#### [WORK TO COMPLETE]
Give again, word for word, the lines below that run from the line with "Output the Python" through the line with "import seaborn as sns". Drop the pictures.
>> BEGIN DATA SUPPLIED
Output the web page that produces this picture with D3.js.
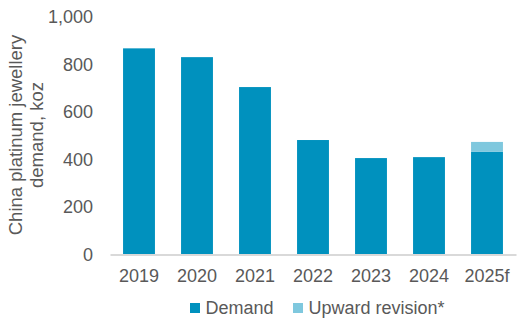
<!DOCTYPE html>
<html><head><meta charset="utf-8">
<script src="https://cdn.jsdelivr.net/npm/d3@7"></script>
<style>html,body{margin:0;padding:0;background:#fff;} svg{display:block;font-family:"Liberation Sans",Arial,sans-serif;}</style>
</head><body>
<svg id="c" width="532" height="323"></svg>
<script>
const categories = ["2019","2020","2021","2022","2023","2024","2025f"];
const demand = [868, 831, 705, 482, 406, 410, 432];
const revision = [0, 0, 0, 0, 0, 0, 42];
const yTicks = [0, 200, 400, 600, 800, 1000];
const seriesNames = ["Demand", "Upward revision*"];
const colors = ["#0091BE", "#7FC8DE"];

const svg = d3.select("#c");
const x = d3.scaleBand().domain(categories).range([110, 516]).paddingInner(0.45).paddingOuter(0.225);
const y = d3.scaleLinear().domain([0, 1000]).range([254.5, 17]);
const fmt = d3.format(",");
const textColor = "#595959";

// y tick labels
const ya = svg.append("g").attr("transform","translate(93,0)")
  .call(d3.axisLeft(y).tickValues(yTicks).tickSize(0).tickPadding(0).tickFormat(fmt));
ya.select(".domain").remove();
ya.selectAll("text").attr("fill", textColor).style("font-size","18px").style("font-family","Liberation Sans, Arial, sans-serif");

const rows = categories.map((c,i)=>({c, d: demand[i], r: revision[i]}));
svg.append("g").selectAll("rect.d").data(rows).join("rect")
  .attr("x", d=>x(d.c)).attr("width", x.bandwidth())
  .attr("y", d=>y(d.d)).attr("height", d=>y(0)-y(d.d)).attr("fill", colors[0]);
svg.append("g").selectAll("rect.r").data(rows.filter(d=>d.r>0)).join("rect")
  .attr("x", d=>x(d.c)).attr("width", x.bandwidth())
  .attr("y", d=>y(d.d+d.r)).attr("height", d=>y(d.d)-y(d.d+d.r)).attr("fill", colors[1]);

// x axis
const xa = svg.append("g").attr("transform", `translate(0,${y(0)})`)
  .call(d3.axisBottom(x).tickSize(0).tickPadding(15));
xa.select(".domain").attr("stroke","#D9D9D9").attr("stroke-width",2);
xa.selectAll("text").attr("fill", textColor).style("font-size","18px").style("font-family","Liberation Sans, Arial, sans-serif");

// y title
const t = svg.append("text").attr("transform","translate(22,135) rotate(-90)")
  .attr("text-anchor","middle").attr("fill",textColor).style("font-size","18.5px");
t.append("tspan").attr("x",0).attr("dy",0).text("China platinum jewellery");
t.append("tspan").attr("x",0).attr("dy",21).text("demand, koz");

// legend
const legX = [190, 293];
seriesNames.forEach((n,i)=>{
  const g = svg.append("g").attr("transform",`translate(${legX[i]},308)`);
  g.append("rect").attr("x",0).attr("y",-5).attr("width",10).attr("height",10).attr("fill",colors[i]);
  g.append("text").attr("x",15.5).attr("y",6).attr("fill",textColor).style("font-size","18px").text(n);
});
</script>
</body></html>
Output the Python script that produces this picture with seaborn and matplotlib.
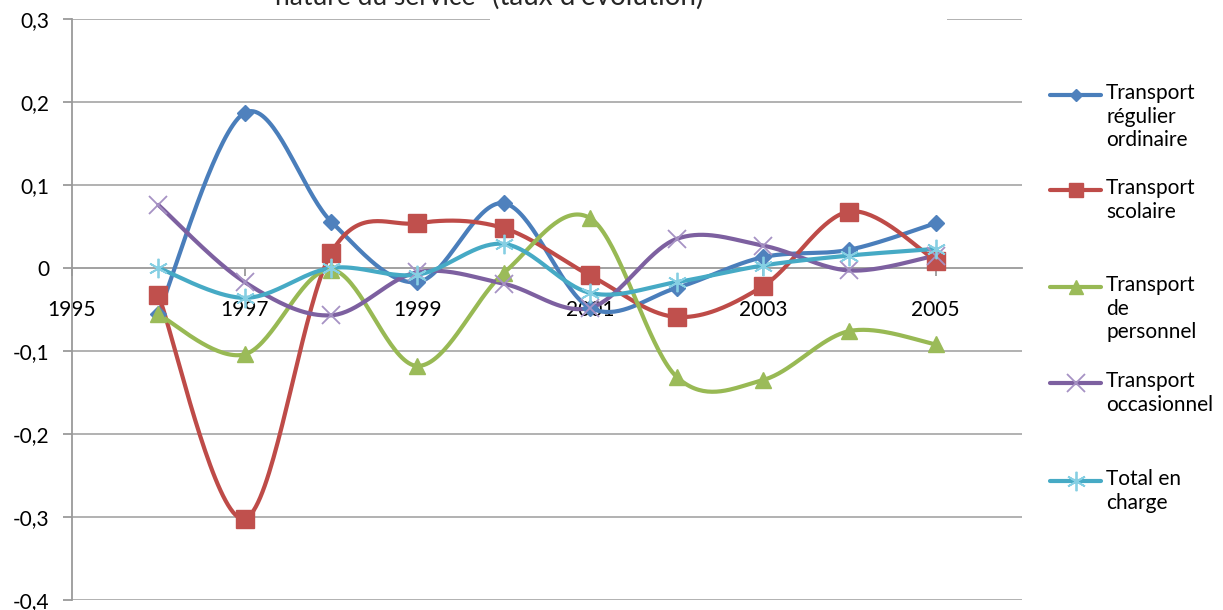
import numpy as np
import pandas as pd
import matplotlib
matplotlib.use("Agg")
import matplotlib.pyplot as plt
from matplotlib.lines import Line2D
from matplotlib.patches import Rectangle
import seaborn as sns

years = [1996, 1997, 1998, 1999, 2000, 2001, 2002, 2003, 2004, 2005]
regulier = [-0.055, 0.187, 0.056, -0.017, 0.078, -0.048, -0.024, 0.013, 0.022, 0.054]
scolaire = [-0.032, -0.302, 0.018, 0.054, 0.048, -0.009, -0.059, -0.022, 0.068, 0.009]
personnel = [-0.056, -0.104, -0.002, -0.118, -0.006, 0.060, -0.131, -0.135, -0.076, -0.092]
occasionnel = [0.076, -0.017, -0.057, -0.005, -0.019, -0.048, 0.035, 0.027, -0.003, 0.015]
total = [0.0, -0.036, 0.0, -0.008, 0.029, -0.030, -0.017, 0.003, 0.015, 0.023]

series_names = ["Transport\nrégulier\nordinaire", "Transport\nscolaire",
                "Transport\nde\npersonnel", "Transport\noccasionnel", "Total en\ncharge"]
series_values = [regulier, scolaire, personnel, occasionnel, total]

line_colors = ["#4A7EBB", "#BE4B48", "#98B954", "#7D60A0", "#46AAC5"]
marker_face = ["#4F81BD", "#C0504D", "#9BBB59", "#A692C4", "#86CFE3"]
markers = ["D", "s", "^", "x", (6, 2, 0)]
msizes = [8, 13, 12, 13, 14]

FONT = ["Lato", "DejaVu Sans"]
sns.set_theme(style="white")
plt.rcParams["font.family"] = FONT


def smooth(xs, ys, n=40):
    xs = np.asarray(xs, float); ys = np.asarray(ys, float)
    P = np.column_stack([xs, ys])
    m = len(P)
    out = []
    for i in range(m - 1):
        p0 = P[i - 1] if i > 0 else P[i]
        p1 = P[i]
        p2 = P[i + 1]
        p3 = P[i + 2] if i + 2 < m else P[i + 1]
        c1 = p1 + (p2 - p0) / 6.0
        c2 = p2 - (p3 - p1) / 6.0
        t = np.linspace(0, 1, n)[:, None]
        seg = ((1 - t) ** 3) * p1 + 3 * ((1 - t) ** 2) * t * c1 + 3 * (1 - t) * t ** 2 * c2 + t ** 3 * p2
        out.append(seg if i == 0 else seg[1:])
    out = np.vstack(out)
    return out[:, 0], out[:, 1]


W, H = 1223, 610
fig = plt.figure(figsize=(W / 100, H / 100), dpi=100)
ax = fig.add_axes([72 / W, 1 - 600 / H, (1022 - 72) / W, (600 - 19) / H])

ax.set_xlim(1995, 2006)
ax.set_ylim(-0.4, 0.3)
yt = np.round(np.arange(-0.4, 0.31, 0.1), 1)
ax.set_yticks(yt)
ax.set_yticklabels(["0" if abs(v) < 1e-9 else f"{v:.1f}".replace(".", ",") for v in yt])
ax.set_xticks([1995, 1997, 1999, 2001, 2003, 2005])
ax.set_xticklabels(["1995", "1997", "1999", "2001", "2003", "2005"])

for v in yt:
    if abs(v) > 1e-9:
        ax.axhline(v, color="#ABABAB", lw=1.3, zorder=0)

for s in ["top", "right"]:
    ax.spines[s].set_visible(False)
ax.spines["left"].set_color("#9A9A9A")
ax.spines["left"].set_linewidth(1.3)
ax.spines["bottom"].set_position(("data", 0))
ax.spines["bottom"].set_color("#9A9A9A")
ax.spines["bottom"].set_linewidth(1.3)
ax.tick_params(axis="y", direction="out", length=6.5, width=1.3, color="#9A9A9A",
               labelsize=15, pad=10, left=True, labelcolor="#000000")
ax.tick_params(axis="x", direction="out", length=6, width=1.3, color="#9A9A9A",
               labelsize=15, pad=17, bottom=True, labelcolor="#000000")

# gap in top gridline behind title area
ax.add_patch(Rectangle((490 / W, 1 - 24 / H), (947 - 490) / W, 10 / H,
                       transform=fig.transFigure, facecolor="white", edgecolor="none",
                       zorder=1, clip_on=False))

for name, vals, lc, mf, mk, ms in zip(series_names, series_values, line_colors, marker_face, markers, msizes):
    sx, sy = smooth(years, vals)
    dfc = pd.DataFrame({"x": sx, "y": sy})
    sns.lineplot(data=dfc, x="x", y="y", ax=ax, color=lc, lw=3, sort=False,
                 estimator=None, zorder=3)
    dfp = pd.DataFrame({"x": years, "y": vals})
    if mk in ("x",) or isinstance(mk, tuple):
        ax.plot(dfp["x"], dfp["y"], linestyle="none", marker=mk, markersize=ms,
                markeredgecolor=mf, markeredgewidth=1.3, zorder=4)
    else:
        ax.plot(dfp["x"], dfp["y"], linestyle="none", marker=mk, markersize=ms,
                markerfacecolor=mf, markeredgecolor=mf, zorder=4)

ax.set_xlabel("")
ax.set_ylabel("")

# legend
legend_y = [95, 190, 287, 383, 481]
for (name, lc, mf, mk, ms, yy) in zip(series_names, line_colors, marker_face, markers, msizes, legend_y):
    yf = 1 - yy / H
    fig.add_artist(Line2D([1050 / W, 1101 / W], [yf, yf], transform=fig.transFigure,
                          color=lc, lw=3))
    if mk in ("x",) or isinstance(mk, tuple):
        fig.add_artist(Line2D([1076 / W], [yf], transform=fig.transFigure, linestyle="none",
                              marker=mk, markersize=ms, markeredgecolor=mf, markeredgewidth=1.3))
    else:
        fig.add_artist(Line2D([1076 / W], [yf], transform=fig.transFigure, linestyle="none",
                              marker=mk, markersize=ms * 0.8, markerfacecolor=mf, markeredgecolor=mf))
    fig.text(1106 / W, 1 - (yy - 12) / H, name, ha="left", va="top", fontsize=15,
             linespacing=1.22, color="#000000")

# title (partly cut at top, as in the source)
fig.text(482 / W, 1 - 5 / H, "nature du service ", ha="right", va="baseline", fontsize=19)
fig.text(492 / W, 1 - 5 / H, "(taux d'évolution)", ha="left", va="baseline", fontsize=20)

fig.savefig("out.png", dpi=100)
>> END DATA SUPPLIED
#### [EXERCISE OUTPUT]
Output the Python script that produces this picture with seaborn and matplotlib.
import numpy as np
import pandas as pd
import matplotlib
matplotlib.use("Agg")
import matplotlib.pyplot as plt
from matplotlib.lines import Line2D
from matplotlib.patches import Rectangle
import seaborn as sns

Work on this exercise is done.